#### [Provided material]

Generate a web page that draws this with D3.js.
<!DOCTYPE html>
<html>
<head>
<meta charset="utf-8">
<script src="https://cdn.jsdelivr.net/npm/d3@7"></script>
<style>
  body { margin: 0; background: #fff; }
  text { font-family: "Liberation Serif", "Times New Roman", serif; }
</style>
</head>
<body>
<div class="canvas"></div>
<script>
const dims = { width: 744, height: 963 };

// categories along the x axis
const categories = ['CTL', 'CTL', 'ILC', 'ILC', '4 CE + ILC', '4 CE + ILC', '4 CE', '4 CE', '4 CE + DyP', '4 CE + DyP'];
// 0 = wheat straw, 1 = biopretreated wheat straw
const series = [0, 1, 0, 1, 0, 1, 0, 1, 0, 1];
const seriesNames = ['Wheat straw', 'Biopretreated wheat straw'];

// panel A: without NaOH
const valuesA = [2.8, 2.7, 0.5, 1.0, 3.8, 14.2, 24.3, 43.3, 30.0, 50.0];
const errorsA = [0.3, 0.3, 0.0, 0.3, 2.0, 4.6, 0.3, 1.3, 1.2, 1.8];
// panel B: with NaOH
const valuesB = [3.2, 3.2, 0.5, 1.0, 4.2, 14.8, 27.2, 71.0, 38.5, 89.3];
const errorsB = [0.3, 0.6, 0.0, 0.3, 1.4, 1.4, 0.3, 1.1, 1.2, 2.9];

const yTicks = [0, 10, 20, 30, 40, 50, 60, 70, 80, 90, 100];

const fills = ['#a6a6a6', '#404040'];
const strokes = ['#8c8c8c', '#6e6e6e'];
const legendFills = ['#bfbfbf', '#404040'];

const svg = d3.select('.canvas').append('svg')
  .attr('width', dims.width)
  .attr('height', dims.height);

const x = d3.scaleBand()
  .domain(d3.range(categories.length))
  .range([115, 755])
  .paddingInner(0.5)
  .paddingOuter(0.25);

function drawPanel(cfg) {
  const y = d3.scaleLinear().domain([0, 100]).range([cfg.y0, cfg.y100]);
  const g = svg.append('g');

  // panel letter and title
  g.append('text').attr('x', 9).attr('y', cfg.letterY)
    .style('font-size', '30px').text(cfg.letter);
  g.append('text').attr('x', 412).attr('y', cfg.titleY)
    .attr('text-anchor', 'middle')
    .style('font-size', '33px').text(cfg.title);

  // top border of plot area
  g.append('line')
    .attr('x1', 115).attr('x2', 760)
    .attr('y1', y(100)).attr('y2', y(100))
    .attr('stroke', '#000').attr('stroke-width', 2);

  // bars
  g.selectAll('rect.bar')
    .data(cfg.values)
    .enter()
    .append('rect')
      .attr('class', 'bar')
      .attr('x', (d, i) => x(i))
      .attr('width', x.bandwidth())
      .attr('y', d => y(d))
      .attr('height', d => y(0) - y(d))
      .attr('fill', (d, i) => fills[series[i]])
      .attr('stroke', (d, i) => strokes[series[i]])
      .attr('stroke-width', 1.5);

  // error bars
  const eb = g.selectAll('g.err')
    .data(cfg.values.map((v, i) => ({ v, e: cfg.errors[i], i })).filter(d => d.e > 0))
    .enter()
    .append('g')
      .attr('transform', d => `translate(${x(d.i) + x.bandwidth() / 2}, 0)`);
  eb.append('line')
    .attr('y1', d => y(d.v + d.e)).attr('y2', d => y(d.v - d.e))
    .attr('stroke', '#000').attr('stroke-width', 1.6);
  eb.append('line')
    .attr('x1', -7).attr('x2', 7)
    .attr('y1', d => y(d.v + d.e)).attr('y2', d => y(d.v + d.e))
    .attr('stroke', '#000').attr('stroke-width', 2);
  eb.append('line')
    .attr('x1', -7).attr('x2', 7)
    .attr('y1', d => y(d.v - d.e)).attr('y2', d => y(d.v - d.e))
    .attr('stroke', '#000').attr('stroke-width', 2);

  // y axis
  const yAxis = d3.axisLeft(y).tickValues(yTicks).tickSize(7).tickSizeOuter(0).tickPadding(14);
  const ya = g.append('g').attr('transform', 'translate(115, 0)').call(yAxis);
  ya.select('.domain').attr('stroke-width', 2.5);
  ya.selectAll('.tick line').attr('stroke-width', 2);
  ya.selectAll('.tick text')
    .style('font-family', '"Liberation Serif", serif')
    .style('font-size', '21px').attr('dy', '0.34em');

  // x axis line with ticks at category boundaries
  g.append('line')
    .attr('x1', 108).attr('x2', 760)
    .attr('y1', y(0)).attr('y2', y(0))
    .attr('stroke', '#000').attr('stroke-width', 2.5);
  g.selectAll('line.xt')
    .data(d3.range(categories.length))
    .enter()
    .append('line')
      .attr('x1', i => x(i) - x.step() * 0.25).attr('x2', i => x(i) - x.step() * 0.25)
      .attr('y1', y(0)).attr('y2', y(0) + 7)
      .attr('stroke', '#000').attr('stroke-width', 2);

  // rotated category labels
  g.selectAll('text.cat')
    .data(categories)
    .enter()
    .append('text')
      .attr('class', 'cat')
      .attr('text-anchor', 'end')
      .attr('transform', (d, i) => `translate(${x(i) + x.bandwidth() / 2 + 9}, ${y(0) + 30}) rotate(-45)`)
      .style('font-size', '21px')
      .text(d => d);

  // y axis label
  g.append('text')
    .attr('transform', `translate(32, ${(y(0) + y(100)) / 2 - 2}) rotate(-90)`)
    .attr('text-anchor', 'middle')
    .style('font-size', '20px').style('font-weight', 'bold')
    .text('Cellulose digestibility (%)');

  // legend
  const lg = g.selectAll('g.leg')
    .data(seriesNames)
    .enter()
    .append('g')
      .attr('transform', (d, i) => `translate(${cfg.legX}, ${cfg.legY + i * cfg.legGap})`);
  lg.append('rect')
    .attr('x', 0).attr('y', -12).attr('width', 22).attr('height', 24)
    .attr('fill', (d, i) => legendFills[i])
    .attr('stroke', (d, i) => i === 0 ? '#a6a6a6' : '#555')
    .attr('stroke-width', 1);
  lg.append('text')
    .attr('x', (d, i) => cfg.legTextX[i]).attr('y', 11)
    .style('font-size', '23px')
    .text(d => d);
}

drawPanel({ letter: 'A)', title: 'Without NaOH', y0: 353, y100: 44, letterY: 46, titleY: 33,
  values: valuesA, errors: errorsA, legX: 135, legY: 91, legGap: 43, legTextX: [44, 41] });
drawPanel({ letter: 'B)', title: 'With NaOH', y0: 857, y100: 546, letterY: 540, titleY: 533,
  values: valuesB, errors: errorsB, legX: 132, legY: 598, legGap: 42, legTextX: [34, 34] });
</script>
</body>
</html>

* * *

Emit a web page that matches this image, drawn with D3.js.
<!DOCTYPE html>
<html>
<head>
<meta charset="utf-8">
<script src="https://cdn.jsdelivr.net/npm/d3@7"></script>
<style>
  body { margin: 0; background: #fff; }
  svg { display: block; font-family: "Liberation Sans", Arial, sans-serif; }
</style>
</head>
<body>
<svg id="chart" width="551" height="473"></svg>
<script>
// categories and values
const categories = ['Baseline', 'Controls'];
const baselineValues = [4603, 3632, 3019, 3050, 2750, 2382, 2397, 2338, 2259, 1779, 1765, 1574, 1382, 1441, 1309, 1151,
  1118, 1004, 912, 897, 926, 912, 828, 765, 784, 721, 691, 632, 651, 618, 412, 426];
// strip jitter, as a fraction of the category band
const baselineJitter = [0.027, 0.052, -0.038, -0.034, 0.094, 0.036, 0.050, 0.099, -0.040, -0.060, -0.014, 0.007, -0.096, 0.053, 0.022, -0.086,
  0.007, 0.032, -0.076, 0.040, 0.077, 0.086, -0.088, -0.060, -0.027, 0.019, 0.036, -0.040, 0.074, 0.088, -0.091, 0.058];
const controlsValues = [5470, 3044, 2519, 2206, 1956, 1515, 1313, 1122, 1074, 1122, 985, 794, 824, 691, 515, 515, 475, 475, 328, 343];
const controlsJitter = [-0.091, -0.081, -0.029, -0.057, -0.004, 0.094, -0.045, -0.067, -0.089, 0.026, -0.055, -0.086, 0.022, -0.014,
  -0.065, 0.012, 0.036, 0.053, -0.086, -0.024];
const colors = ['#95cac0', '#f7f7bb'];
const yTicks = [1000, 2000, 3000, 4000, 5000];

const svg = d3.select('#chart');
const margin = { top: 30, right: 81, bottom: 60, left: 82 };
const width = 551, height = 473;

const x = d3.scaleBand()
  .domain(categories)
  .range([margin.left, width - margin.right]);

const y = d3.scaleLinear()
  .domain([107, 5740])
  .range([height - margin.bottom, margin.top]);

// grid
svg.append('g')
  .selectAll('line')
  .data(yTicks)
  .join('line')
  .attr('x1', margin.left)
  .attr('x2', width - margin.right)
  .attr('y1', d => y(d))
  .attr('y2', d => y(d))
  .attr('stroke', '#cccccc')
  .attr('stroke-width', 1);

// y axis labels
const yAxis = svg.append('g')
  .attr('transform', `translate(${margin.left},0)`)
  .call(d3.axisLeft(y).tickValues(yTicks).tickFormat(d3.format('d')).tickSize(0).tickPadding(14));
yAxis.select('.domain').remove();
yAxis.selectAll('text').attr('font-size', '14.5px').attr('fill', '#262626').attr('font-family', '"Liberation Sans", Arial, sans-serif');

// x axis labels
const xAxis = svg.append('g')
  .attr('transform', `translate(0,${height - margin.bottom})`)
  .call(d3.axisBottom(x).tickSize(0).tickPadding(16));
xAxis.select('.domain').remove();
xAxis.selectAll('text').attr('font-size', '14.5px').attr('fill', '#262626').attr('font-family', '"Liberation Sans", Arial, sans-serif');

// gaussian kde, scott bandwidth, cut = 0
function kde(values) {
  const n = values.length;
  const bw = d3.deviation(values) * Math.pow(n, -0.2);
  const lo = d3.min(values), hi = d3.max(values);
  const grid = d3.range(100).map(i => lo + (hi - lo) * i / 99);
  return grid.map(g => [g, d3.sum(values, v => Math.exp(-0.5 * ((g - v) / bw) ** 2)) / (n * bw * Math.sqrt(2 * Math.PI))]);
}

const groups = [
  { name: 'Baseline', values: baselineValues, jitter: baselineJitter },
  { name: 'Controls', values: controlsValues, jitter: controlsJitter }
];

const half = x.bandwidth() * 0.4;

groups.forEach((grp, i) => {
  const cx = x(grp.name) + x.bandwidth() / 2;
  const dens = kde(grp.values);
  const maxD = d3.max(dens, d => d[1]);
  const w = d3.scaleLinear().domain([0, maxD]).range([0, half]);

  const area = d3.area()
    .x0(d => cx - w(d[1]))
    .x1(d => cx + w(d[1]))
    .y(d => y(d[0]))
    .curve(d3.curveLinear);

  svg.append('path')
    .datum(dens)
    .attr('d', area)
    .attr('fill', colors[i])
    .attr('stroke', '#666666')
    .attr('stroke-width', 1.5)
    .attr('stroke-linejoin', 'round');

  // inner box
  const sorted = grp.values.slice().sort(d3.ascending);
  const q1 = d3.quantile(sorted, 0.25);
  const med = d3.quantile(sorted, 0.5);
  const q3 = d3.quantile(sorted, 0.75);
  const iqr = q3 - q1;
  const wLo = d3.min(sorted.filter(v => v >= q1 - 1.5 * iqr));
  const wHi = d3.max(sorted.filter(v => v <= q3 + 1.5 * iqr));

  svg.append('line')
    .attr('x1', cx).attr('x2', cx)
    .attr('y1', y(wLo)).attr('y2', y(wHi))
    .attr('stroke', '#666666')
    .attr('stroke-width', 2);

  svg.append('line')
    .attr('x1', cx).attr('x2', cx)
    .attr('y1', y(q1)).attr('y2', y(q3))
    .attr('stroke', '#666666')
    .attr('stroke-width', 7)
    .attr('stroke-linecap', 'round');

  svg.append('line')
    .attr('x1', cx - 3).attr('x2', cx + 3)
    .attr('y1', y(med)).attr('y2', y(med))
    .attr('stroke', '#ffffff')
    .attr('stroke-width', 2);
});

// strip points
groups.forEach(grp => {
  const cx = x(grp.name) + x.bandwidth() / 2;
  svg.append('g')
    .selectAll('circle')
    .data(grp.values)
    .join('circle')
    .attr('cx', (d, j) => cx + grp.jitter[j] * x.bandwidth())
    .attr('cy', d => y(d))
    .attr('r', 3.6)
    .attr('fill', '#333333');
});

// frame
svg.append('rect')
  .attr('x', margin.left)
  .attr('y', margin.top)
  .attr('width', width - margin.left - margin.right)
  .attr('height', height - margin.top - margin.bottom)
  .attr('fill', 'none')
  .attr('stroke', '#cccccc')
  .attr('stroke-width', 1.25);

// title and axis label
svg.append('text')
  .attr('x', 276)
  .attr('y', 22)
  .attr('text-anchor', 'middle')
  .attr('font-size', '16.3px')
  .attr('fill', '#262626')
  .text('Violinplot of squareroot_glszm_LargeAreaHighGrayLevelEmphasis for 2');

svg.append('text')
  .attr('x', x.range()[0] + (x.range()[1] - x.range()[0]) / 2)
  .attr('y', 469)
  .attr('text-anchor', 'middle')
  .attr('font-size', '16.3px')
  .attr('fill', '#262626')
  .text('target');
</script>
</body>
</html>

#### [Your task]
Nothing but the lines from the one with "Generate a web" to the one with "744, height: 963" should be echoed, both of them included, exactly as written.

#### [Reply]
Generate a web page that draws this with D3.js.
<!DOCTYPE html>
<html>
<head>
<meta charset="utf-8">
<script src="https://cdn.jsdelivr.net/npm/d3@7"></script>
<style>
  body { margin: 0; background: #fff; }
  text { font-family: "Liberation Serif", "Times New Roman", serif; }
</style>
</head>
<body>
<div class="canvas"></div>
<script>
const dims = { width: 744, height: 963 };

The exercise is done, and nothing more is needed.